### MATERIAL FOR THIS EXERCISE:
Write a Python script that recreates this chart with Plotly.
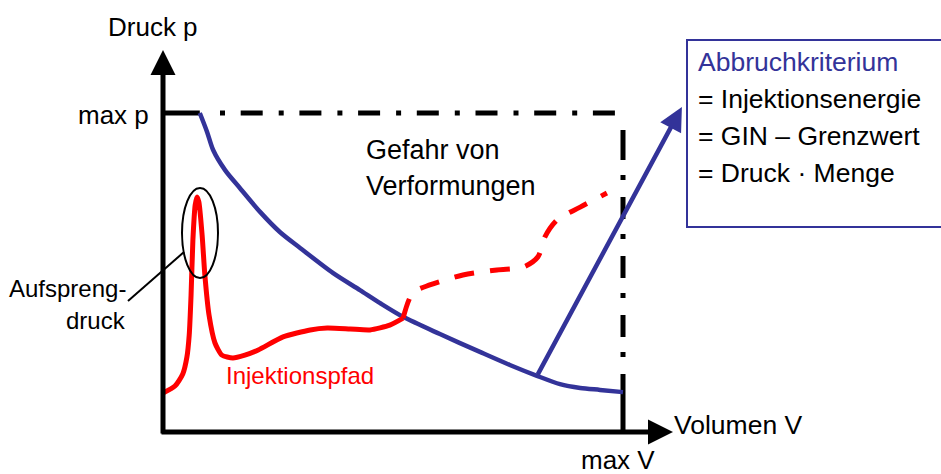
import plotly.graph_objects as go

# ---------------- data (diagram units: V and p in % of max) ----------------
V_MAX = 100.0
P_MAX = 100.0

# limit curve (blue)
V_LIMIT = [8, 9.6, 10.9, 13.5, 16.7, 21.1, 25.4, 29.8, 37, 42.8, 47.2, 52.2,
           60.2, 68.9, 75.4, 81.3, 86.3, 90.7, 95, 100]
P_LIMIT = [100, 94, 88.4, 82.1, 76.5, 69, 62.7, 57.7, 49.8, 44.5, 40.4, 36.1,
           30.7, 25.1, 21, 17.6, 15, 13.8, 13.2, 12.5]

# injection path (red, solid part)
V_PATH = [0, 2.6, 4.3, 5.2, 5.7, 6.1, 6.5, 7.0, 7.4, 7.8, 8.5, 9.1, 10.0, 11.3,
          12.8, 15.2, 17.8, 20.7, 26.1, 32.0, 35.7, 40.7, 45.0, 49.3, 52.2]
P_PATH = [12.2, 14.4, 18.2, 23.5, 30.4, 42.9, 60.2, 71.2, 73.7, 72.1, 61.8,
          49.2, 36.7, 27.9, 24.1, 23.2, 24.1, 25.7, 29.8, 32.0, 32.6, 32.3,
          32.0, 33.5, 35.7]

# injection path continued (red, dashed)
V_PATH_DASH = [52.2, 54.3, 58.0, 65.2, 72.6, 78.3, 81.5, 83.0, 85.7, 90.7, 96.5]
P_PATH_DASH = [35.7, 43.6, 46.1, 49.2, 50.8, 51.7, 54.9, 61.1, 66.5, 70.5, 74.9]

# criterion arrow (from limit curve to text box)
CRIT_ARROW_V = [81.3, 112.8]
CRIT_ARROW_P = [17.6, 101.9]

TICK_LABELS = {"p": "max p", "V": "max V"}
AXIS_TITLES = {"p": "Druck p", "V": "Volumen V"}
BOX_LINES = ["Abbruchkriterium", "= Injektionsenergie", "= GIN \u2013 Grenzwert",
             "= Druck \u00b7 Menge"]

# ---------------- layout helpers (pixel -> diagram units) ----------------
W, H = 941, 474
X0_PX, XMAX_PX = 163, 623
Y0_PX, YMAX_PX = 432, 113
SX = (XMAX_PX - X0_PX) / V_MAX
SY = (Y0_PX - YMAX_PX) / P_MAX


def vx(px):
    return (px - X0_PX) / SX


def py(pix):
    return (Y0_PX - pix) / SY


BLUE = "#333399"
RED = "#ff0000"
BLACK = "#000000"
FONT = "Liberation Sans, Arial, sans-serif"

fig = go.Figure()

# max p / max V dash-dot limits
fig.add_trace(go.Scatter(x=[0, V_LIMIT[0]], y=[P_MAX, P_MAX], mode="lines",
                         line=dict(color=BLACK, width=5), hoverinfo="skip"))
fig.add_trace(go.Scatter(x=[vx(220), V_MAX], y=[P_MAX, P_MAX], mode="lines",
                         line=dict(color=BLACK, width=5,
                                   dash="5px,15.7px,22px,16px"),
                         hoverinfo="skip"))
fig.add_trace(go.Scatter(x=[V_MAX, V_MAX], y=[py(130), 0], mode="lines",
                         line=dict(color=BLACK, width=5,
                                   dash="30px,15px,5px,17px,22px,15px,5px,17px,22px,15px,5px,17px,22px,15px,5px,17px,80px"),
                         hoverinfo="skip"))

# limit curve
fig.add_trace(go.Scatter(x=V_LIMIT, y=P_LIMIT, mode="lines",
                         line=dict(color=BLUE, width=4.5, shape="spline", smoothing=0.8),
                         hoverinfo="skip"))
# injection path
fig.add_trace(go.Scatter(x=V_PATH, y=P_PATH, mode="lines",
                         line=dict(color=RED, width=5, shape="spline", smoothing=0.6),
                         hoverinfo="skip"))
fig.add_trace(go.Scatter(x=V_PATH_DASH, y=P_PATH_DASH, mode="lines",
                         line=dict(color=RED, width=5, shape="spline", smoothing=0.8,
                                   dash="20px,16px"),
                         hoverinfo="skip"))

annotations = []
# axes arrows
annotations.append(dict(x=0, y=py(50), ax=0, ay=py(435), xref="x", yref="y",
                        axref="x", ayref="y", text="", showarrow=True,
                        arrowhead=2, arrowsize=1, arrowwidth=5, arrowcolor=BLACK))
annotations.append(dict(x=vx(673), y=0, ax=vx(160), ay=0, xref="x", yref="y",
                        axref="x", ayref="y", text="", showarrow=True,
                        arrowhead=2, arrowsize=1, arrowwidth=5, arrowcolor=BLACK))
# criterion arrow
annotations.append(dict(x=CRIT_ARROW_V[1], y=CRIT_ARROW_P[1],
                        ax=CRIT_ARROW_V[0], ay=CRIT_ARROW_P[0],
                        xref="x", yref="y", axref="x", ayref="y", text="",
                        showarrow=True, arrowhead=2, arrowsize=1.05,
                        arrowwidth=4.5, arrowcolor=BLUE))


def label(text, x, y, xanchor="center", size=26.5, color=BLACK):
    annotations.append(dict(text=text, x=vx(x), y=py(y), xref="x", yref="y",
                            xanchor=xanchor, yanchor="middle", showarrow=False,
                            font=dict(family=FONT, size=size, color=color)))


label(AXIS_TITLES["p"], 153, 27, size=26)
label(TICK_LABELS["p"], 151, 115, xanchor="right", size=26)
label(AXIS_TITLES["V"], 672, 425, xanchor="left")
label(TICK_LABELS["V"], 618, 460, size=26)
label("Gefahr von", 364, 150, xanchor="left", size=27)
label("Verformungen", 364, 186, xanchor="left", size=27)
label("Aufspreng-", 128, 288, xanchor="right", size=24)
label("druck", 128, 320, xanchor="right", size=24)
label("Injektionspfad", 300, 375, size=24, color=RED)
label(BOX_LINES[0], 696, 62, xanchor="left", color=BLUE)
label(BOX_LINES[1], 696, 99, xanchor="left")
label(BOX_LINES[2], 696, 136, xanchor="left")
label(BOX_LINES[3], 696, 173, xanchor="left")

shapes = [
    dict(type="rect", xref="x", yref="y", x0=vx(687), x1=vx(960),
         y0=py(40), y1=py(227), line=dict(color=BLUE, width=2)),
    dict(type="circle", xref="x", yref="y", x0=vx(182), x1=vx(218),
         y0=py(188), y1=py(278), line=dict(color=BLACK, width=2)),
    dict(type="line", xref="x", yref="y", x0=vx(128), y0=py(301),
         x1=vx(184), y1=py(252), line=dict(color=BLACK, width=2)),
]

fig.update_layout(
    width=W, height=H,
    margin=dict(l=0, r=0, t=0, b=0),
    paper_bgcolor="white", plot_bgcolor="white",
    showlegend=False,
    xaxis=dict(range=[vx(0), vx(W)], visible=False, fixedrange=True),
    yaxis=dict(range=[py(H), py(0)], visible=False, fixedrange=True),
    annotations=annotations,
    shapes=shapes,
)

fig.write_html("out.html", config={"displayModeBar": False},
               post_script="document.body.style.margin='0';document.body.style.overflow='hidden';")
---
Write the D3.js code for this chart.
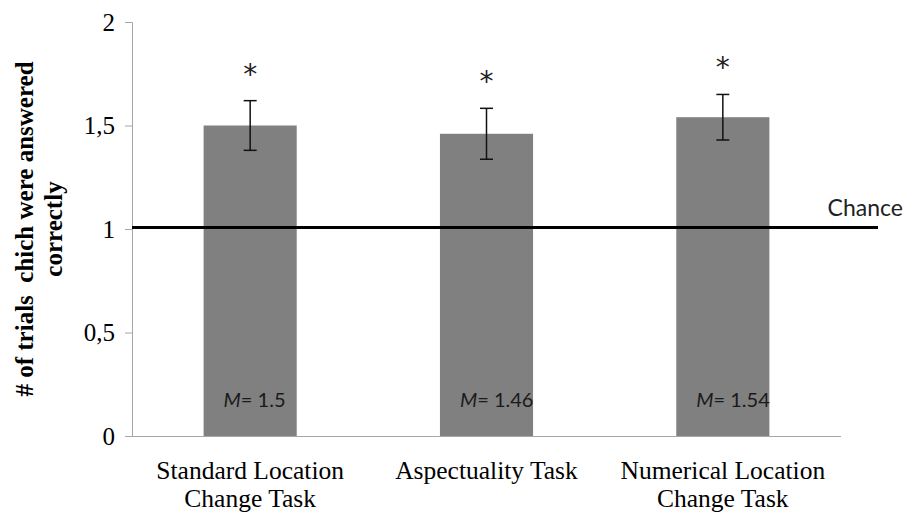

### GOAL OF THE EXERCISE:
Start with the line that includes "Write a Python" and finish with the line that includes "P_MAX = 100.0": reproduce those lines exactly, nothing before or after, and omit any pictures.

### SOLUTION:
Write a Python script that recreates this chart with Plotly.
import plotly.graph_objects as go

# ---------------- data (diagram units: V and p in % of max) ----------------
V_MAX = 100.0
P_MAX = 100.0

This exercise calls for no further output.